Caim

“A história dos homens é a história dos seus desentendimentos com deus, nem ele nos entende a nós, nem nós o entendemos a ele”. (pg. 88)

José Saramago sempre foi um escritor polêmico, daquele tipo que mesmo quem nunca leu um livro, sabe do que se trata, algumas de suas obras chocam, são provocativas e acima de tudo questionadoras. Ao se apropriar da história de Caim, o primogênito de Adão e Eva e assassino do irmão Abel, ele a tingiu com tonalidades da fantásticas, onde até mesmo viagens no tempo são permitidas.

A narrativa tem início com o crime de Caim e sua condenação de vagar errante pelo mundo, nos levando através de inúmeras passagens do antigo testamento mostrando as interferências de Caim. O tom questionador e o humor irônico permeiam toda a narrativa com o propósito mais do que declarado de questionar as decisões de divinas. Uma das passagens mais divertidas se dá, sem dúvida, quando Abraão está prestes a sacrificar o filho Isaac e é impedido não por um anjo, mas sim, por Caim. O anjo chega logo depois, alegando que o atraso, se deu devido a uma falha mecânica na sua asa. Este trecho apesar do tom de comédia vem encharcado de questionamentos em relação à fé sem reflexão.
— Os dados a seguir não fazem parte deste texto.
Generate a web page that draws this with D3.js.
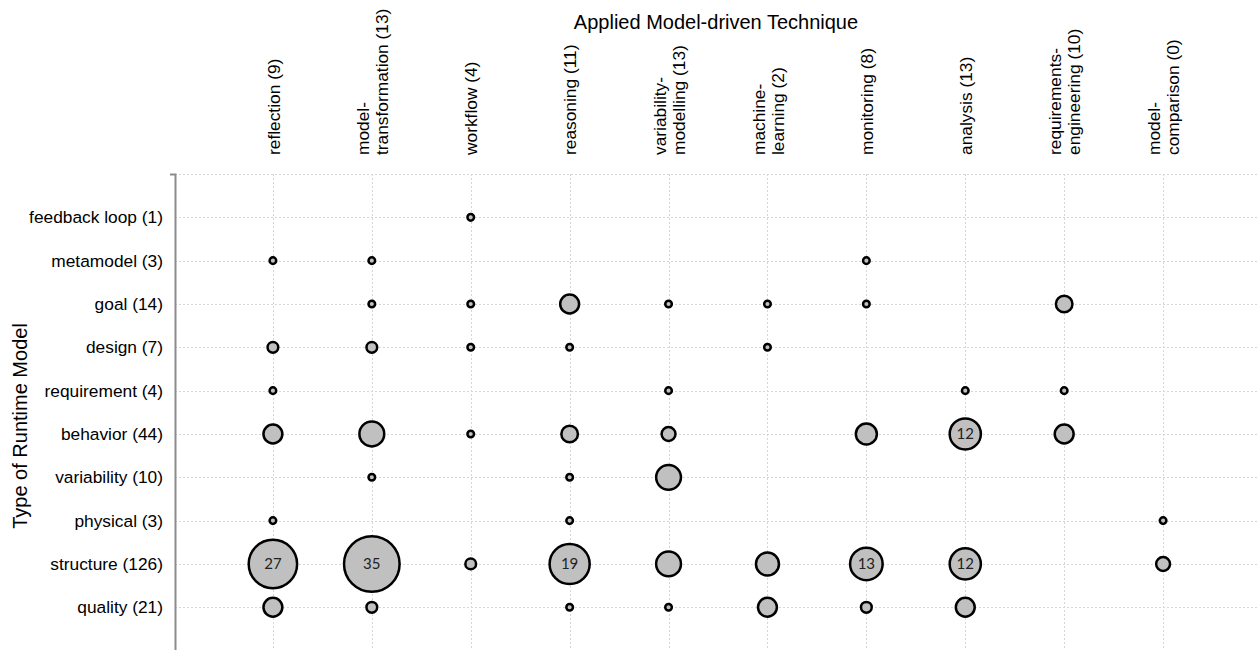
<!DOCTYPE html>
<html>
<head>
<meta charset="utf-8">
<script src="https://cdn.jsdelivr.net/npm/d3@7/dist/d3.min.js"></script>
<style>
  html, body { margin: 0; padding: 0; background: #fff; }
  svg { display: block; }
  text { font-family: "Liberation Sans", Arial, sans-serif; fill: #000; }
</style>
</head>
<body>
<svg id="chart" width="1259" height="650"></svg>
<script>
// ---- data ----
const rowLabels = [
  "feedback loop (1)", "metamodel (3)", "goal (14)", "design (7)", "requirement (4)",
  "behavior (44)", "variability (10)", "physical (3)", "structure (126)", "quality (21)"
];
const colKeys = [
  "reflection", "model-transformation", "workflow", "reasoning", "variability-modelling",
  "machine-learning", "monitoring", "analysis", "requirements-engineering", "model-comparison"
];
const colLabelLines = [
  ["reflection (9)"],
  ["model-", "transformation (13)"],
  ["workflow (4)"],
  ["reasoning (11)"],
  ["variability-", "modelling (13)"],
  ["machine-", "learning (2)"],
  ["monitoring (8)"],
  ["analysis (13)"],
  ["requirements-", "engineering (10)"],
  ["model-", "comparison (0)"]
];
// counts[row][col]
const counts = [
  [0, 0, 1, 0, 0, 0, 0, 0, 0, 0],
  [1, 1, 0, 0, 0, 0, 1, 0, 0, 0],
  [0, 1, 1, 5, 1, 1, 1, 0, 4, 0],
  [2, 2, 1, 1, 0, 1, 0, 0, 0, 0],
  [1, 0, 0, 0, 1, 0, 0, 1, 1, 0],
  [5, 8, 1, 4, 3, 0, 6, 12, 5, 0],
  [0, 1, 0, 1, 8, 0, 0, 0, 0, 0],
  [1, 0, 0, 1, 0, 0, 0, 0, 0, 1],
  [27, 35, 2, 19, 8, 7, 13, 12, 0, 3],
  [5, 2, 0, 1, 1, 5, 2, 5, 0, 0]
];
const xTitle = "Applied Model-driven Technique";
const yTitle = "Type of Runtime Model";
const labelThreshold = 12;

// ---- layout ----
const svg = d3.select("#chart");
const pLeft = 175, pRight = 1262, pTop = 174, pBottom = 650.6;

const x = d3.scalePoint().domain(colKeys).range([pLeft - 1, pRight]).padding(1);
const y = d3.scalePoint().domain(rowLabels).range([pTop, pBottom]).padding(1);
const r = d3.scaleSqrt().domain([1, 35]).range([3.3, 27.8]);

// grid
const grid = svg.append("g").attr("stroke", "#d6d6d6").attr("stroke-width", 1)
  .attr("stroke-dasharray", "2,2").attr("fill", "none");
const hLines = [pTop].concat(rowLabels.map(d => y(d)));
grid.selectAll("line.h").data(hLines).join("line")
  .attr("class", "h")
  .attr("x1", pLeft).attr("x2", pRight)
  .attr("y1", d => Math.round(d) + 0.5).attr("y2", d => Math.round(d) + 0.5);
grid.selectAll("line.v").data(colKeys).join("line")
  .attr("class", "v")
  .attr("x1", d => Math.round(x(d)) + 0.5).attr("x2", d => Math.round(x(d)) + 0.5)
  .attr("y1", pTop).attr("y2", pBottom);

// y axis
const yAxis = svg.append("g")
  .attr("transform", `translate(${pLeft},0)`)
  .call(d3.axisLeft(y).tickSizeInner(0).tickSizeOuter(5).tickPadding(12));
yAxis.select(".domain").attr("stroke", "#8c8c8c").attr("stroke-width", 2);
yAxis.selectAll(".tick text")
  .attr("font-size", "17.33px")
  .attr("font-family", "'Liberation Sans', Arial, sans-serif")
  .attr("fill", "#000");

// column labels
const fs = 17.33, lh = 19;
const colG = svg.append("g");
colKeys.forEach((k, i) => {
  const lines = colLabelLines[i];
  const n = lines.length;
  lines.forEach((ln, j) => {
    const bx = x(k) + 6.6 + (j - (n - 1) / 2) * lh;
    colG.append("text")
      .attr("transform", `translate(${bx},155) rotate(-90)`)
      .attr("text-anchor", "start")
      .attr("font-size", fs + "px")
      .text(ln);
  });
});

// titles
svg.append("text")
  .attr("x", 716).attr("y", 29)
  .attr("text-anchor", "middle")
  .attr("font-size", "20px")
  .text(xTitle);
svg.append("text")
  .attr("transform", "translate(27,426) rotate(-90)")
  .attr("text-anchor", "middle")
  .attr("font-size", "20px")
  .text(yTitle);

// bubbles
const cells = [];
counts.forEach((row, ri) => row.forEach((v, ci) => {
  if (v > 0) cells.push({ row: rowLabels[ri], col: colKeys[ci], v });
}));
cells.sort((a, b) => b.v - a.v);

const bub = svg.append("g");
bub.selectAll("circle").data(cells).join("circle")
  .attr("cx", d => x(d.col))
  .attr("cy", d => y(d.row))
  .attr("r", d => r(d.v))
  .attr("fill", "#c0c0c0")
  .attr("stroke", "#000")
  .attr("stroke-width", 2.5);

bub.selectAll("text").data(cells.filter(d => d.v >= labelThreshold)).join("text")
  .attr("x", d => x(d.col))
  .attr("y", d => y(d.row))
  .attr("dy", "0.36em")
  .attr("text-anchor", "middle")
  .attr("font-size", "15px")
  .style("font-family", "Lato, 'Open Sans', sans-serif")
  .style("fill", "#222")
  .text(d => d.v);
</script>
</body>
</html>
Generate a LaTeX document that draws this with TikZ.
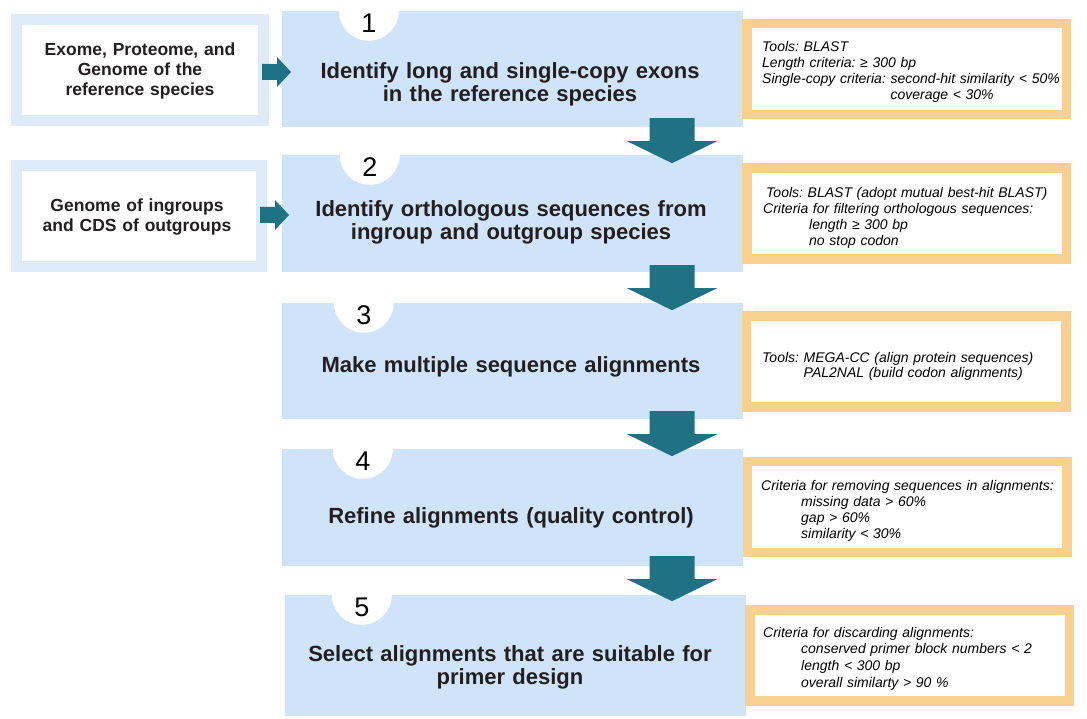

“Então o senhor é capaz de tudo, do bom, do mau e do pior, Assim é, Se tu tivesses desobedecido à ordem, que sucederia, perguntou isaac, O costume do senhor é mandar a ruína, ou uma doença, a quem lhe falhou, Então o senhor é rancoroso, Acho que sim, respondeu abraão em voz baixa, como se temesse ser ouvido, ao senhor nada é impossível, Nem um erro ou um crime, perguntou isaac, Os erros e os crimes sobretudo, Pai, não me entendo com esta religião.” (pg.82)

Saramago elegeu trechos bíblicos controversos justamente para provocar, para levar o leitor à reflexão diante dos atos divinos mais questionáveis, mais absurdos. E com ele não existem contemporazições, não existem meios-termos, todo seu ceticismo, seu declarado ateísmo pulsam neste livro, que escancara uma figura divina cruel e vingativa.

A leitura de Caim é fluída, ágil e instigante, até mesmo para os que não estão familiarizados com o peculiar uso da pontuação que Saramago faz em suas obras. O debate filosófico e o confronto ideológico entre Caim e Deus fazem com que o livro seja, como disse Pilar, esposa de Saramago, um livro que “não deixará indiferentes os leitores”.

Esta leitura faz parte do Desafio Literário 2012, cujo tema de Fevereiro é a leitura de livros cujos títulos sejam nomes próprios.